Rising fuel costs tighten Air Force belt which will have impact on Flying Hour Program budget. This budget is expected to be reduced by 10 percent each year from fiscal 2008 to 2013. Does that make sense to spend enormous sum of money on synthetic fuel and cut flying hours?

The USAF has a goal of obtaining 50% of continental United States aviation fuels from domestically produced synthetic fuel blends by 2016. This equates to approximately 400 million gallons of synthetic fuel. That sounds good, I mean using domestic sources. But the problem is how to get the coal based synthetic fuel. Coal-based synthetic fuel to be tested in the C-17 and B-1 was purchased in Malaysia, from Shell. Malaysia?? The whole idea was to produce fuel from domestic sources, no? I couldn’t verify that the fuel was purchased from Shell Malaysia though. I hope it is not correct. In my country we use the word “insane” for such a situation.

Many entrepreneurs are looking forward to going to coal-derived synthetic fuel business with the hope that price guarantees and long-term contracts are approved by the Congress. Tests at the Air Force showed that synthetic fuel burns much cleaner and emits no sulfur dioxide and pollutes much less than conventional JP-8. USAF officials always mention that as an advantage. They unfortunately never mention that a full-cycle assessment from mine-to-turbine would not prefer synthetic fuel derived from coal. Converting coal into liquid fuel through the Fischer-Tropsch process creates 1.8 times more carbon (than refining petroleum). Why the Pentagon still ignore EROEI concept?

By the way, I have to mention a few lines about Syntroleum

In July 2007, Syntroleum has signed a contract to provide 500 gallons of synthetic jet fuel made produced entirely from fats, using the company’s recently announced Biofining™ technology to the DOD.

Syntroleum Corporation announced on November 8, 2007 that it has successfully completed a demonstration of its proprietary technology designed to convert coal into clean synthetic liquid fuels. The test run utilized synthesis gas produced from coal and Syntroleum's proprietary cobalt catalyst technology in the conversion process.

The demonstration proved that fuels made from coal have the same superior synthetic Fischer-Tropsch (FT) qualities as those made from natural gas. See Syntroleum’s white paper addressing details and results of the coal synthesis gas test.

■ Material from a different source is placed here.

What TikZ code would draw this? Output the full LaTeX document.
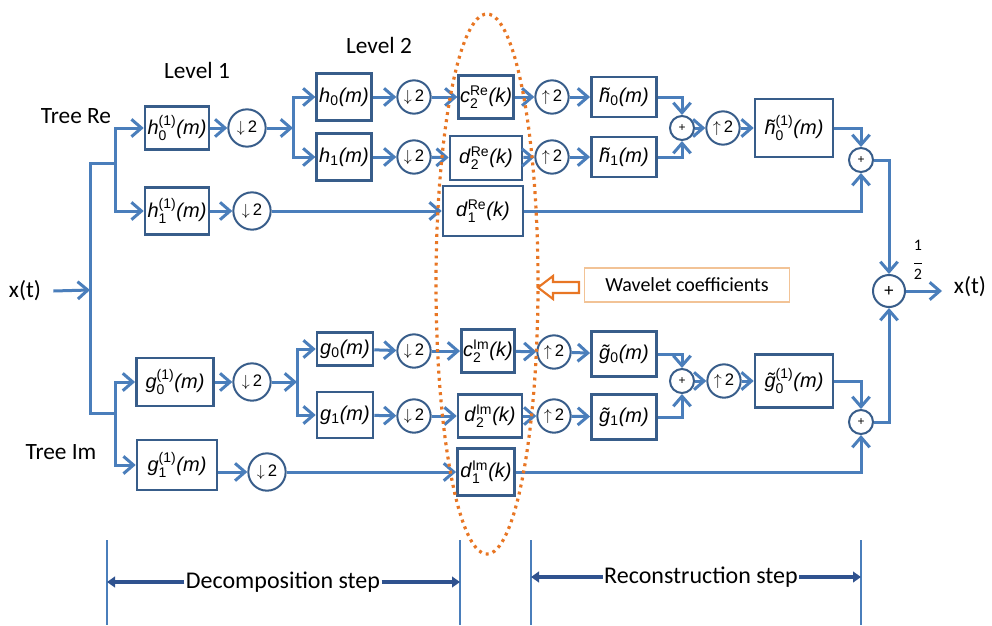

In the paper it is stated that “Coal represents a major energy source that can be transformed into transportation fuels and chemical feedstocks. The United States has the world’s largest coal reserves with an estimated 270 billion recoverable tons1. Converting 5 percent of the U.S. coal reserves to Fischer-Tropsch (FT) fuels would equal the existing U.S. crude reserves of 22 billion barrels. It is possible to essentially double the nation’s domestic motor fuel supply through the application of coal-to-liquids (CTL) technology.” Note that the calculation assumes a conversion factor of 1.75 bbl FT distillate per ton coal.

My question to Syntroleum: Do you really believe what you say? If you believe, do you really think that it is a solution?